Only the lines from the start of the data to the line containing "(7,0) rectangle (787,416);", both included, should be output, exactly and without pictures.

Information provided =>
>> Start

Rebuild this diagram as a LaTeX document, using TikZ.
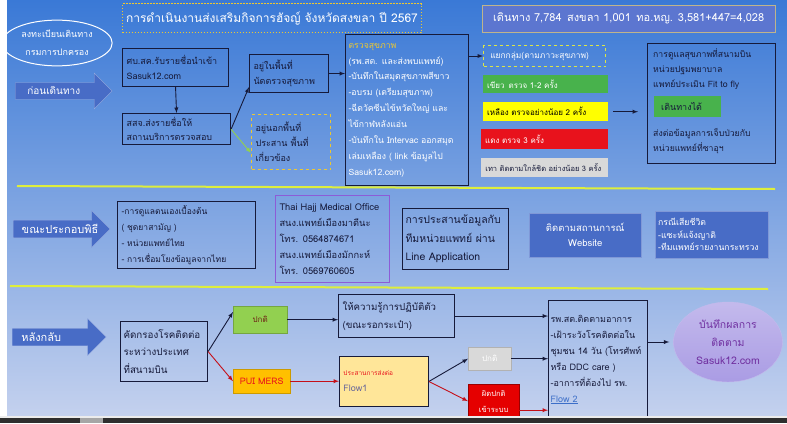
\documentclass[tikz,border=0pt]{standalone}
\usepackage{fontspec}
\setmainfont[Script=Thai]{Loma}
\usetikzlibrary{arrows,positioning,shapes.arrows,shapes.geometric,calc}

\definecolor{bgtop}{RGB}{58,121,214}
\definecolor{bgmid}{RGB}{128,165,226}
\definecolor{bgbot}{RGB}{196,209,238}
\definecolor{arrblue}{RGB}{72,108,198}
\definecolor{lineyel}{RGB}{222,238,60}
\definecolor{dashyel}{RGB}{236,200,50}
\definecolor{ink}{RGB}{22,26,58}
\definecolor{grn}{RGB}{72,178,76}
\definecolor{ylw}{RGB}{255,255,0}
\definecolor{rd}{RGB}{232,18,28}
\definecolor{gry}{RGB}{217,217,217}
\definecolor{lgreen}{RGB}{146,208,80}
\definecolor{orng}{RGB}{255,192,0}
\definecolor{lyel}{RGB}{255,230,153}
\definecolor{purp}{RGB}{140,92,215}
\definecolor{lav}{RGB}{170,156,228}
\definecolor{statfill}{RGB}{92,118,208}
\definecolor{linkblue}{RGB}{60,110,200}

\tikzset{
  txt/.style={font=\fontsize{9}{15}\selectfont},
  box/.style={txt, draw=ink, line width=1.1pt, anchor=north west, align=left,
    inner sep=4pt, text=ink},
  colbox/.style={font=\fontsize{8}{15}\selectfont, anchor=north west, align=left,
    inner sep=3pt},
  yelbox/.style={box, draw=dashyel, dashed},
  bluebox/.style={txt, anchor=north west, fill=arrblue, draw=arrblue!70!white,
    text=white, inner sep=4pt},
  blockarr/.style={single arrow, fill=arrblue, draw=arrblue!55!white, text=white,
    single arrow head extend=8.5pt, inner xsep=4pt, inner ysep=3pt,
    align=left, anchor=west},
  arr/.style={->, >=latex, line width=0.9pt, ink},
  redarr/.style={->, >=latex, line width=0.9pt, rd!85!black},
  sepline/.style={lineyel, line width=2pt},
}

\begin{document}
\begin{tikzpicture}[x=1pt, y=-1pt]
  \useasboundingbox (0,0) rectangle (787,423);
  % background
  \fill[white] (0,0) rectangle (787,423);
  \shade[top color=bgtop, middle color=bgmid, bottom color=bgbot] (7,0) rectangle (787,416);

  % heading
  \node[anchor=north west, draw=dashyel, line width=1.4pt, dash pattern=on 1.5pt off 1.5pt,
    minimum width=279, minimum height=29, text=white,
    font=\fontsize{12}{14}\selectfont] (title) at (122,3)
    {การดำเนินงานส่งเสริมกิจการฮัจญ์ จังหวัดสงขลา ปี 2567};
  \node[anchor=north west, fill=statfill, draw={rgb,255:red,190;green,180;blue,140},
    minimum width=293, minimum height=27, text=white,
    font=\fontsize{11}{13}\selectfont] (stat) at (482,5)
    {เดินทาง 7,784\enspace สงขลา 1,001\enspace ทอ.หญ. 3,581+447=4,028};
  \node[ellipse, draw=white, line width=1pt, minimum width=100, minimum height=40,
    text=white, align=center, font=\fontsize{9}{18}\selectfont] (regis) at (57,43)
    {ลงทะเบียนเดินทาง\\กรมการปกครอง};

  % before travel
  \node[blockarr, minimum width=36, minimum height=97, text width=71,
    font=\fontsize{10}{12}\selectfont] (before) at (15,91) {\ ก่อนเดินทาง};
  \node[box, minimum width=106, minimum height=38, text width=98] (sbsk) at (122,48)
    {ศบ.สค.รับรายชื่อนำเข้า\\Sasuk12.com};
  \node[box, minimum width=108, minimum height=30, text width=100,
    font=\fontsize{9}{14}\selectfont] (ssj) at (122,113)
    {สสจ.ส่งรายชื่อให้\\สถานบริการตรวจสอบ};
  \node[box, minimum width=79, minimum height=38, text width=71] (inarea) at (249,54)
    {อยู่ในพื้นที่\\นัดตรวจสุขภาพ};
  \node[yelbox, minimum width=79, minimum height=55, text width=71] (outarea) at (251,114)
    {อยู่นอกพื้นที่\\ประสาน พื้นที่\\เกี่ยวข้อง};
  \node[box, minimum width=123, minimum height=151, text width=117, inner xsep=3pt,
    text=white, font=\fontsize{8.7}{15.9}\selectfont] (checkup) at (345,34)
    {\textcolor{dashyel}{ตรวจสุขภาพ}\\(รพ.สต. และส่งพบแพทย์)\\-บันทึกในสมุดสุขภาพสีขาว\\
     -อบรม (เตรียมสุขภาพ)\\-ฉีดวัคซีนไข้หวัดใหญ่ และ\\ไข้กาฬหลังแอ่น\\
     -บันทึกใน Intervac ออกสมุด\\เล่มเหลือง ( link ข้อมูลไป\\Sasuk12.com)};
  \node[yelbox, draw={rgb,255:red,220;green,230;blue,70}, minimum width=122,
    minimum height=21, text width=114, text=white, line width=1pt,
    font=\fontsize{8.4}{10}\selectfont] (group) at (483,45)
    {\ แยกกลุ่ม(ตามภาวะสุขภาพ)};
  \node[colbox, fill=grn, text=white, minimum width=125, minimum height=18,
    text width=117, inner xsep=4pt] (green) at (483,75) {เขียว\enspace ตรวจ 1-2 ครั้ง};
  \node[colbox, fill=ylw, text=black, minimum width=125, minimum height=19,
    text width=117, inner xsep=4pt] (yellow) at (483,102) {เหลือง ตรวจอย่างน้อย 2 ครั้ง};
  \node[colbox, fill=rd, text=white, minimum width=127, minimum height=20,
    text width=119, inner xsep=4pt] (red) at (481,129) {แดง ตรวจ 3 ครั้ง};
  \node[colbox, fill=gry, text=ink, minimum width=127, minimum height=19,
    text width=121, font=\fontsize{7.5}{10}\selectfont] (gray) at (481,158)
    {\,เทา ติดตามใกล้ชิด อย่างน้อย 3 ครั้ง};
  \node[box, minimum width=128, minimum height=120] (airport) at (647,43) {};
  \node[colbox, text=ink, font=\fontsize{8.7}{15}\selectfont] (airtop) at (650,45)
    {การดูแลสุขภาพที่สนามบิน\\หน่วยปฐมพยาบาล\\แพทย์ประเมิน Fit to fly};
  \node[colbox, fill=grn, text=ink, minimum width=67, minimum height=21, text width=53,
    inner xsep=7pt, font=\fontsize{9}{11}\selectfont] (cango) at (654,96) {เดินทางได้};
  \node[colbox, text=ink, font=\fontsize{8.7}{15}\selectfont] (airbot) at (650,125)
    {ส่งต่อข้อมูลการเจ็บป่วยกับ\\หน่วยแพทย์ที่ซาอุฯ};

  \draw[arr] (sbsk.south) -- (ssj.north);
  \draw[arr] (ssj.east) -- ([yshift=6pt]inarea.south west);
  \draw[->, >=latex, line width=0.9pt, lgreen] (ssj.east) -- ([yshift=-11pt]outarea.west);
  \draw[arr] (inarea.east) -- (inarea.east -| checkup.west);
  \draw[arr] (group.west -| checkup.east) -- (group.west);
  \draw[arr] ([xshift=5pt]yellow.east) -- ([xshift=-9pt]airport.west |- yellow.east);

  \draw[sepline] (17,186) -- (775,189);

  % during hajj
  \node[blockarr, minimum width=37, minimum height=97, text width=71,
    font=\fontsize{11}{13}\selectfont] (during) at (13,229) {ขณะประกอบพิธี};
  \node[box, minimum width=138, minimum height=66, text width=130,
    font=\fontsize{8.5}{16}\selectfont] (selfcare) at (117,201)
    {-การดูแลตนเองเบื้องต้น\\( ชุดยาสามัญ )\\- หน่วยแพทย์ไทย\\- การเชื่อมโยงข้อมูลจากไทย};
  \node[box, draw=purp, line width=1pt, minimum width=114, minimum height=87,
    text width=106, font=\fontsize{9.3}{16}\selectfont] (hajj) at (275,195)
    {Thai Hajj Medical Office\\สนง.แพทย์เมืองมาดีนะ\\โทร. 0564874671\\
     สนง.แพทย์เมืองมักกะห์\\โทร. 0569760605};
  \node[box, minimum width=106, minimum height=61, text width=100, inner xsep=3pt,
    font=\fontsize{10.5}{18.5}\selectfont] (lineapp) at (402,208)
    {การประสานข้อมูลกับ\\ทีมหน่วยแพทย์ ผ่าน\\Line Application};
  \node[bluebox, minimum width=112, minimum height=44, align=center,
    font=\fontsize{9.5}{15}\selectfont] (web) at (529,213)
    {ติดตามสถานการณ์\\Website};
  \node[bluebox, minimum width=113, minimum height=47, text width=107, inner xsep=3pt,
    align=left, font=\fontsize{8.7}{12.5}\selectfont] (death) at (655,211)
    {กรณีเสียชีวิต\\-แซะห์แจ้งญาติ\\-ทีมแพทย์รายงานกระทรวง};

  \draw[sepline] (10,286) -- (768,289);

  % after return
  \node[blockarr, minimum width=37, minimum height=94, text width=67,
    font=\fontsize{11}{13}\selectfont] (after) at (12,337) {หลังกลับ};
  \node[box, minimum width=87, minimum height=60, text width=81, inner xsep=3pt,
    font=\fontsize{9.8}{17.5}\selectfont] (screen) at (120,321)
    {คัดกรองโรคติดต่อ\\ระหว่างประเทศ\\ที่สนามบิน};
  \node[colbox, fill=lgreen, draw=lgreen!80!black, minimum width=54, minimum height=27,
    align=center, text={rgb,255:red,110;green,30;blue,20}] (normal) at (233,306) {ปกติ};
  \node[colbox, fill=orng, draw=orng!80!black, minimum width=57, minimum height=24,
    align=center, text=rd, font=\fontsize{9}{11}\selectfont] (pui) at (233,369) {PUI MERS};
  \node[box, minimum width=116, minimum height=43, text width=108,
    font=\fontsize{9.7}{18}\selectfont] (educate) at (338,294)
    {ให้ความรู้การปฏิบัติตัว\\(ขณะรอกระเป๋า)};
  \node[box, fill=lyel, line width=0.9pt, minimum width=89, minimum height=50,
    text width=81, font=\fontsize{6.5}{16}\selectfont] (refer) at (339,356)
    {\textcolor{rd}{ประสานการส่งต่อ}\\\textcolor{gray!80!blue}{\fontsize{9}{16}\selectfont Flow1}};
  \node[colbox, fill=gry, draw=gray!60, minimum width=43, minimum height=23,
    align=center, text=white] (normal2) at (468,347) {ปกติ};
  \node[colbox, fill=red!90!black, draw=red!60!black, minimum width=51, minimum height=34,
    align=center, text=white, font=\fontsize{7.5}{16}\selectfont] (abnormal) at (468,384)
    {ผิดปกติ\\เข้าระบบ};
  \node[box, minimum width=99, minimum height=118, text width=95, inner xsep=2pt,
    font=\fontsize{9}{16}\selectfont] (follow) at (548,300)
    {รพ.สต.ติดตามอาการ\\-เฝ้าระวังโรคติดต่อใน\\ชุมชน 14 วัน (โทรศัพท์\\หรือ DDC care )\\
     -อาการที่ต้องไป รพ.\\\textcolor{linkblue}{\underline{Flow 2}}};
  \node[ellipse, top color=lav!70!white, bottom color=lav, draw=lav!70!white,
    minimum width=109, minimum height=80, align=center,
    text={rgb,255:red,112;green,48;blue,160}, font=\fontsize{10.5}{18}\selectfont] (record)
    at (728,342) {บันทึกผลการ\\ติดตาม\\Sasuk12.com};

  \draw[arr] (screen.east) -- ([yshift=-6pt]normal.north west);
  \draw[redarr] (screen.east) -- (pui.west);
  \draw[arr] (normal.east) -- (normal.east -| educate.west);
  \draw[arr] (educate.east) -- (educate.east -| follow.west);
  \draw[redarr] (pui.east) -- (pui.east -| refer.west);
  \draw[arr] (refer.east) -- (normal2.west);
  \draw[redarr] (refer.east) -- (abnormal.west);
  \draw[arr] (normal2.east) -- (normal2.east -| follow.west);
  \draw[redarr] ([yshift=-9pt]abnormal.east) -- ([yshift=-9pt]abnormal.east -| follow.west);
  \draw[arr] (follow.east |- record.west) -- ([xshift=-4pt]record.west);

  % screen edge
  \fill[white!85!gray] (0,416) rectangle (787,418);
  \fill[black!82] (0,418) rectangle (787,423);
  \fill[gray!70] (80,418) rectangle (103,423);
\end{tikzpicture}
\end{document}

>> End

Solution for this exercise =>
Rebuild this diagram as a LaTeX document, using TikZ.
\documentclass[tikz,border=0pt]{standalone}
\usepackage{fontspec}
\setmainfont[Script=Thai]{Loma}
\usetikzlibrary{arrows,positioning,shapes.arrows,shapes.geometric,calc}

\definecolor{bgtop}{RGB}{58,121,214}
\definecolor{bgmid}{RGB}{128,165,226}
\definecolor{bgbot}{RGB}{196,209,238}
\definecolor{arrblue}{RGB}{72,108,198}
\definecolor{lineyel}{RGB}{222,238,60}
\definecolor{dashyel}{RGB}{236,200,50}
\definecolor{ink}{RGB}{22,26,58}
\definecolor{grn}{RGB}{72,178,76}
\definecolor{ylw}{RGB}{255,255,0}
\definecolor{rd}{RGB}{232,18,28}
\definecolor{gry}{RGB}{217,217,217}
\definecolor{lgreen}{RGB}{146,208,80}
\definecolor{orng}{RGB}{255,192,0}
\definecolor{lyel}{RGB}{255,230,153}
\definecolor{purp}{RGB}{140,92,215}
\definecolor{lav}{RGB}{170,156,228}
\definecolor{statfill}{RGB}{92,118,208}
\definecolor{linkblue}{RGB}{60,110,200}

\tikzset{
  txt/.style={font=\fontsize{9}{15}\selectfont},
  box/.style={txt, draw=ink, line width=1.1pt, anchor=north west, align=left,
    inner sep=4pt, text=ink},
  colbox/.style={font=\fontsize{8}{15}\selectfont, anchor=north west, align=left,
    inner sep=3pt},
  yelbox/.style={box, draw=dashyel, dashed},
  bluebox/.style={txt, anchor=north west, fill=arrblue, draw=arrblue!70!white,
    text=white, inner sep=4pt},
  blockarr/.style={single arrow, fill=arrblue, draw=arrblue!55!white, text=white,
    single arrow head extend=8.5pt, inner xsep=4pt, inner ysep=3pt,
    align=left, anchor=west},
  arr/.style={->, >=latex, line width=0.9pt, ink},
  redarr/.style={->, >=latex, line width=0.9pt, rd!85!black},
  sepline/.style={lineyel, line width=2pt},
}

\begin{document}
\begin{tikzpicture}[x=1pt, y=-1pt]
  \useasboundingbox (0,0) rectangle (787,423);
  % background
  \fill[white] (0,0) rectangle (787,423);
  \shade[top color=bgtop, middle color=bgmid, bottom color=bgbot] (7,0) rectangle (787,416);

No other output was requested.